Didn't you replace C1 (capacitor between JP1 pin 3 and 0V) with a potentiometer also?

I don't see that on the new schematic...

What happened to it?

Dave
 
I would normally wire JP1/3 to one end of the potentiometer. Ground to the other end of the potentiometer. And the wiper of the potentiometer to (in this case) D1 and D3. I would further wire the potentiometer so that turning the potentiometer clockwise increases the signal (moves the wiper closer to the JP1/3 signal source).

This prevents the source signal being accidentally shorted out, and would (in general) provide less of a load change to the signal source as the potentiometer was adjusted).

Dave
 
I would normally wire JP1/3 to one end of the potentiometer. Ground to the other end of the potentiometer. And the wiper of the potentiometer to (in this case) D1 and D3. I would further wire the potentiometer so that turning the potentiometer clockwise increases the signal (moves the wiper closer to the JP1/3 signal source).

This prevents the source signal being accidentally shorted out, and would (in general) provide less of a load change to the signal source as the potentiometer was adjusted).

Dave
In this oddball case that might not be a good idea, because regardless of the amplitude of the signal at the diode's D1 and D3, the circuit relies to an extent on the input voltage falling close to ground as the reference point where the syncs are.

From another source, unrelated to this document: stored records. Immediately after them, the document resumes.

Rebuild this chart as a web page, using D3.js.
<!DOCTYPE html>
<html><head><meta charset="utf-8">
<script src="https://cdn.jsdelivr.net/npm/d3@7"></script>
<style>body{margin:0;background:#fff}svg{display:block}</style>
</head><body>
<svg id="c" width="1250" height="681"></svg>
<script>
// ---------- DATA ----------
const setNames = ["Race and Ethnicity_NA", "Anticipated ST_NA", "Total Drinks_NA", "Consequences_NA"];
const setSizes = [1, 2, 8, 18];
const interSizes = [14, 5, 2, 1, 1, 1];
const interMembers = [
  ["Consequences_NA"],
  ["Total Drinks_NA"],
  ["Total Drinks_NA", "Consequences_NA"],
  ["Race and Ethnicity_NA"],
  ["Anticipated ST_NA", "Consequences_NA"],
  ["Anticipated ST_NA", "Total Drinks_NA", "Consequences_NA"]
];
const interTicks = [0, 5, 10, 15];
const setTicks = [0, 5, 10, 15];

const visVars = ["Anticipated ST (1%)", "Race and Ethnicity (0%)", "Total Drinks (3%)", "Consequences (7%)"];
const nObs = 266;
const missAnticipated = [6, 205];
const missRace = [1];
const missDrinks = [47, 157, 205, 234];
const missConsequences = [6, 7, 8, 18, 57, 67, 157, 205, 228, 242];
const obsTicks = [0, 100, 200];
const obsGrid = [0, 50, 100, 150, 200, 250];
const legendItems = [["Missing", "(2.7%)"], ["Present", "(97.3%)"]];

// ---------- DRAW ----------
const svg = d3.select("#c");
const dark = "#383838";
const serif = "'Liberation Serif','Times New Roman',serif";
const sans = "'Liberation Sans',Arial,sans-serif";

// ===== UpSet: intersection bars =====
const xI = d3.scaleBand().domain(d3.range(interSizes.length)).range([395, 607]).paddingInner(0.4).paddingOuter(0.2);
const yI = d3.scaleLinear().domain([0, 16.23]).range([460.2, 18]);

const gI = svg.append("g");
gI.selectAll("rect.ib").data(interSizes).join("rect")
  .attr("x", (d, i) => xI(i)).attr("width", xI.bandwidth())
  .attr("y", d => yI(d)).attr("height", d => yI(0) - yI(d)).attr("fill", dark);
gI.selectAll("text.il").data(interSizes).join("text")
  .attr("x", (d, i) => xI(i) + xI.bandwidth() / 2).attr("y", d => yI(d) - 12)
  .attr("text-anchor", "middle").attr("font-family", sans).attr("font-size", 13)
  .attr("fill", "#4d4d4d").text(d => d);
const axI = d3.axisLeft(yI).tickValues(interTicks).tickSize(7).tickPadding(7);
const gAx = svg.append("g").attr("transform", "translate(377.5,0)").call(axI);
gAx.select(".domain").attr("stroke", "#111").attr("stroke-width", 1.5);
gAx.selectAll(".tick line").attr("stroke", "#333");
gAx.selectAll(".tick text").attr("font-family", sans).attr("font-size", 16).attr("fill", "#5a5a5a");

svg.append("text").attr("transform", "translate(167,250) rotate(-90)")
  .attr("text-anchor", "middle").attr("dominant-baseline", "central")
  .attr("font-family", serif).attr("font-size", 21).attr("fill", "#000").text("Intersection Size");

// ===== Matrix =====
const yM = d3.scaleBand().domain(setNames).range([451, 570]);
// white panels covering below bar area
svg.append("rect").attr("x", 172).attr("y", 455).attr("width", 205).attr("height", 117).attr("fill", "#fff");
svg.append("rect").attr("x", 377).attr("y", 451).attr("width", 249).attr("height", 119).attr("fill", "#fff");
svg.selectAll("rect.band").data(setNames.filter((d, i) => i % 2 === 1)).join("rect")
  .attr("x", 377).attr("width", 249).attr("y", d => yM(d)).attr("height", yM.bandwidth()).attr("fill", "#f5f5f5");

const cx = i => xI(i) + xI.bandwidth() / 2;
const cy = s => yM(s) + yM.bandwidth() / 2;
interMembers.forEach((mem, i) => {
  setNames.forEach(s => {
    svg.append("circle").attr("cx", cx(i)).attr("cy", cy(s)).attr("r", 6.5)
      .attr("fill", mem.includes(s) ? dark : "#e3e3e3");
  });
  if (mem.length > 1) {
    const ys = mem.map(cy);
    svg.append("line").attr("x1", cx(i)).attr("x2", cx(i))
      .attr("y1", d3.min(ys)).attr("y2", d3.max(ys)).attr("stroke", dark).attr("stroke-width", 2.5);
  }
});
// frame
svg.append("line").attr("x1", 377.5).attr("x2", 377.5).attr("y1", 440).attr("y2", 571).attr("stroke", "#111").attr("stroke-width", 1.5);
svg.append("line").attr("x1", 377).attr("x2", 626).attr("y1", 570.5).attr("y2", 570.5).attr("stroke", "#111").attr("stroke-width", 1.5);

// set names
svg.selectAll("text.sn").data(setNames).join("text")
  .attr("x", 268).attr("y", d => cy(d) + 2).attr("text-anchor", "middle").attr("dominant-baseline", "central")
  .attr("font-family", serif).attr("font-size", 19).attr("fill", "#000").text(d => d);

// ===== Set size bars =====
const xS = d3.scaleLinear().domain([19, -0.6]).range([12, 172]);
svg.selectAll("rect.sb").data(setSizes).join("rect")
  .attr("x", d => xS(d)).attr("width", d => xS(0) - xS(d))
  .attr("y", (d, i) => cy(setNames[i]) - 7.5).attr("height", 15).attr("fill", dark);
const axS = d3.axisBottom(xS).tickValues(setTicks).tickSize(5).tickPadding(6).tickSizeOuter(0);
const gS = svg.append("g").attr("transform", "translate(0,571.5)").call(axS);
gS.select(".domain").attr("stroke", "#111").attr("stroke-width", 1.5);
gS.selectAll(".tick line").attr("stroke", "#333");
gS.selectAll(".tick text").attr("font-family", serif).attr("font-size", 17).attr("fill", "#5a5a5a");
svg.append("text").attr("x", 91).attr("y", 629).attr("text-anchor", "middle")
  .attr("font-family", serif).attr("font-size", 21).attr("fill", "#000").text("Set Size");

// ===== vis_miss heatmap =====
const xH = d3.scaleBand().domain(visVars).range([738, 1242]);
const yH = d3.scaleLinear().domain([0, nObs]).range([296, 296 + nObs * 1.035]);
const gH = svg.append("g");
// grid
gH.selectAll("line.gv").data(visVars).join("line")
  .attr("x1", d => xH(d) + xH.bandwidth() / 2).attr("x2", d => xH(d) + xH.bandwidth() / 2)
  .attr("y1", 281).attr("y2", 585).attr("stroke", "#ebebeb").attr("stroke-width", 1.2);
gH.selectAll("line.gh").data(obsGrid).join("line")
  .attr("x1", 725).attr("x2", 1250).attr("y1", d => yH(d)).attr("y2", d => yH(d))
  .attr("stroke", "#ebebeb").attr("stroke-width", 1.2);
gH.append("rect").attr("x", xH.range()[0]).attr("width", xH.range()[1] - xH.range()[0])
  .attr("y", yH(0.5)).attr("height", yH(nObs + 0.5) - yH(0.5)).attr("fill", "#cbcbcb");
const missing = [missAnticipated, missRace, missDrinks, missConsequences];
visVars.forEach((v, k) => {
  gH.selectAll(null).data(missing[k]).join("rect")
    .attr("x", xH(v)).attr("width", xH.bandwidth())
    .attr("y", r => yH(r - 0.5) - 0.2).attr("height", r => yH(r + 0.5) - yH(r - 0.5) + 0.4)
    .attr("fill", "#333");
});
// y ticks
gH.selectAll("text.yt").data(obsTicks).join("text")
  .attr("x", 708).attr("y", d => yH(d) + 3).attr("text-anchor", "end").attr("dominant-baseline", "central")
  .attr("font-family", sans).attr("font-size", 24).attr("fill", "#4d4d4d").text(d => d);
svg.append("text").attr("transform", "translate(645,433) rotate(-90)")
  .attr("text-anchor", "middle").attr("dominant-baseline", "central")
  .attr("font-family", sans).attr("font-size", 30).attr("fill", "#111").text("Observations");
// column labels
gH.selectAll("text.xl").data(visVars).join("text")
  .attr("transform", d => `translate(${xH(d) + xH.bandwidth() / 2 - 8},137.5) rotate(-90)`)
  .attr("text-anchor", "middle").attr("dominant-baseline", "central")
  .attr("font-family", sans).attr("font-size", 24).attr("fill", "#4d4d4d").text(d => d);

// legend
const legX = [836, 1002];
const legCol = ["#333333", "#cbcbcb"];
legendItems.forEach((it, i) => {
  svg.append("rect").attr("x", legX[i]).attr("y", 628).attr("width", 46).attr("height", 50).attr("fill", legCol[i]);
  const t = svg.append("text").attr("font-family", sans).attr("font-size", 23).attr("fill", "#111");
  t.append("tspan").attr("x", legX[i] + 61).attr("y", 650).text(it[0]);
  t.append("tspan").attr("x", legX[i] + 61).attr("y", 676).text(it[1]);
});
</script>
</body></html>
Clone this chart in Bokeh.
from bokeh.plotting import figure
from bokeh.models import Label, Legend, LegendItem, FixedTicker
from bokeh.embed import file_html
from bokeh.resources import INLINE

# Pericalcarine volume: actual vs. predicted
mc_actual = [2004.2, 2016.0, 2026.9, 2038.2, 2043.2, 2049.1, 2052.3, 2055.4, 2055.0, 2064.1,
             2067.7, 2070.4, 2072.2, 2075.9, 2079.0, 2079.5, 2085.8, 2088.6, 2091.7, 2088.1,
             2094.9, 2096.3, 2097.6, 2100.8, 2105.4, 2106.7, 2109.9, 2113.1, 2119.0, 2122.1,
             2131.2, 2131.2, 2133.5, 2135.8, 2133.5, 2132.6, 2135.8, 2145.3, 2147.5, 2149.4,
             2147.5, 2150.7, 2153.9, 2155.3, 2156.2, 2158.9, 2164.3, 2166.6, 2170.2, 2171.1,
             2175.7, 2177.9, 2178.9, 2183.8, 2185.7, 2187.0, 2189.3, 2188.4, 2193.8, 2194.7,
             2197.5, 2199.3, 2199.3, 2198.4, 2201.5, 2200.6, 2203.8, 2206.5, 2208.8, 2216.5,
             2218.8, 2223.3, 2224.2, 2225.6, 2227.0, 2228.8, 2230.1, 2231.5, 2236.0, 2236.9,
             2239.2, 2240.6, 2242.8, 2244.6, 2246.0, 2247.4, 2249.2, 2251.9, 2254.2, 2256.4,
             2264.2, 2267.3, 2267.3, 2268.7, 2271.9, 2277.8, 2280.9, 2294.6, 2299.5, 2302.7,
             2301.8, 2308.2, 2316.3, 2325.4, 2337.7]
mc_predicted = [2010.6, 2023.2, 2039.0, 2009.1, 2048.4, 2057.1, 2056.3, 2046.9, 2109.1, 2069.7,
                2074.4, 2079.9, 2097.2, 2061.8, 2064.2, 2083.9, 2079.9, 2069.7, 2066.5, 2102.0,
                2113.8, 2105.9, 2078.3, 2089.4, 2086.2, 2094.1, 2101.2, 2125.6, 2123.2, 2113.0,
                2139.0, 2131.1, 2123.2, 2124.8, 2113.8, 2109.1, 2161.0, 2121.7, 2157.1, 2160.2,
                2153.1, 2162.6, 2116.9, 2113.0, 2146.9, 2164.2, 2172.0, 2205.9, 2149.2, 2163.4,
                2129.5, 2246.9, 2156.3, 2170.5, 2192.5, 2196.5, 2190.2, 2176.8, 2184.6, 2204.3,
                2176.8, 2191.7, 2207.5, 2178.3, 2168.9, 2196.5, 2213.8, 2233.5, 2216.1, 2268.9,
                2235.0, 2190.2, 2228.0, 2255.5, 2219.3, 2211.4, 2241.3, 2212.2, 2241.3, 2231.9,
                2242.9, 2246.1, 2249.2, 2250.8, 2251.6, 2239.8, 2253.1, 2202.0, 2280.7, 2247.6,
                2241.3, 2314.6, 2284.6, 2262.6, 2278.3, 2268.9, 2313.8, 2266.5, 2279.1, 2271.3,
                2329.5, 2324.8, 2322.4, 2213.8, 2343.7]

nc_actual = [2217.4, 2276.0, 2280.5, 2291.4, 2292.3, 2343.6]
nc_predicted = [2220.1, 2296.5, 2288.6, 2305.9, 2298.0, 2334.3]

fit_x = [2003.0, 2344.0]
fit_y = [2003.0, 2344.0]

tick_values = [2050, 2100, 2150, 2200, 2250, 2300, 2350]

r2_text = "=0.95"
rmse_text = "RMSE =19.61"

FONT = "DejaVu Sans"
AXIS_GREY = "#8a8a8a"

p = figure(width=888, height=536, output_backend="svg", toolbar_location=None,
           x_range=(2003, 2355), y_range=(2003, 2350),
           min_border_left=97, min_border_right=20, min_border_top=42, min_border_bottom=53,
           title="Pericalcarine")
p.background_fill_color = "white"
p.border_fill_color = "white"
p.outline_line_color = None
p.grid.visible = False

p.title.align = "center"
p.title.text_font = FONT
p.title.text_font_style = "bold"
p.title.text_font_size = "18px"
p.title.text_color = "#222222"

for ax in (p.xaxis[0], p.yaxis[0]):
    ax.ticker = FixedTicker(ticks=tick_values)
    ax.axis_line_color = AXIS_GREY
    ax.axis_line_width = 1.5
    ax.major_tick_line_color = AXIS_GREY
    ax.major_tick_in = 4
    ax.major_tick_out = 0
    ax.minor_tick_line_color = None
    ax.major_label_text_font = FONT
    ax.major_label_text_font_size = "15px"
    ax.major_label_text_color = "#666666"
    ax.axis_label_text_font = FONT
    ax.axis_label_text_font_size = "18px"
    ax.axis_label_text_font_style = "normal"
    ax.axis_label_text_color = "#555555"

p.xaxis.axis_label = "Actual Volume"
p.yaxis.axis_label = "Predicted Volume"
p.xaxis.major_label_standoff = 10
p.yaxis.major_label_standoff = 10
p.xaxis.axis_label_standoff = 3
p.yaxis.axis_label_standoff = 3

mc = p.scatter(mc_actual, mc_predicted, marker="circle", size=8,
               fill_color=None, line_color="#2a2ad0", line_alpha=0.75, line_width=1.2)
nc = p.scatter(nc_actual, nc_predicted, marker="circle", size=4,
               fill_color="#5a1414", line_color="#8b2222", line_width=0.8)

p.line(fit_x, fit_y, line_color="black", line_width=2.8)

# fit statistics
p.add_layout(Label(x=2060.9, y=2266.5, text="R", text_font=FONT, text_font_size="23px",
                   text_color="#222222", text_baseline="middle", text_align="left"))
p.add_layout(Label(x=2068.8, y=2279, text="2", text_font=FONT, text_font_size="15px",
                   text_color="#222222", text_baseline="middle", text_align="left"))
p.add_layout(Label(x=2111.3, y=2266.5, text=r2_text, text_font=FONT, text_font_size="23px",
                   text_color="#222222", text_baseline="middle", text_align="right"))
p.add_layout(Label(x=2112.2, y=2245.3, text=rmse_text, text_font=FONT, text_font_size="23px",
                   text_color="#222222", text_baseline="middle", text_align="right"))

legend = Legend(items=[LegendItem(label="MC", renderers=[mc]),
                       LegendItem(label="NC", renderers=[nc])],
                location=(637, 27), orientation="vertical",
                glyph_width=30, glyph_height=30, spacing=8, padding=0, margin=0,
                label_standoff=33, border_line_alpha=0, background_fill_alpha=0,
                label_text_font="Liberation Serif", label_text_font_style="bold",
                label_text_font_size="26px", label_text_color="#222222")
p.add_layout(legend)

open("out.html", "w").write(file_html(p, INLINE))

If it was set up like a "volume" or amplitude control at the input, it might lift the signal's zero voltage point somewhat as well as adjusting the amplitude. I think the signal needs to start at zero volts on the sync tips and have two thresholds where in one case the syncs get separated where the voltage approaches zero, and at the higher level the video data gets picked off.

Still, altering the preset wiring could be worth a try. I don't think we ever found out what the capacitor value there was supposed to be, I think likely it was a 100pF not a 100nF.

Maybe just put a 100R resistor in series with the preset to prevent a total short ?
 
I think that was what we recommended waaaaay back wasn't it (install a low value series resistor)?

Good call regarding the zero Volt component.

Dave
 
@daver2 @Hugo Holden the trimmers can be replaced with resistors very easily once the image is well centered, just read the value of the trimmer with a multimeter and look for the closest commercial ohm value
 
thanks for the title, but I'm not a doctor, I'm a simple electronics technician who can carry out the instructions of an engineer but not competent in design
You are too modest! You worked at Commodore in the 90s!!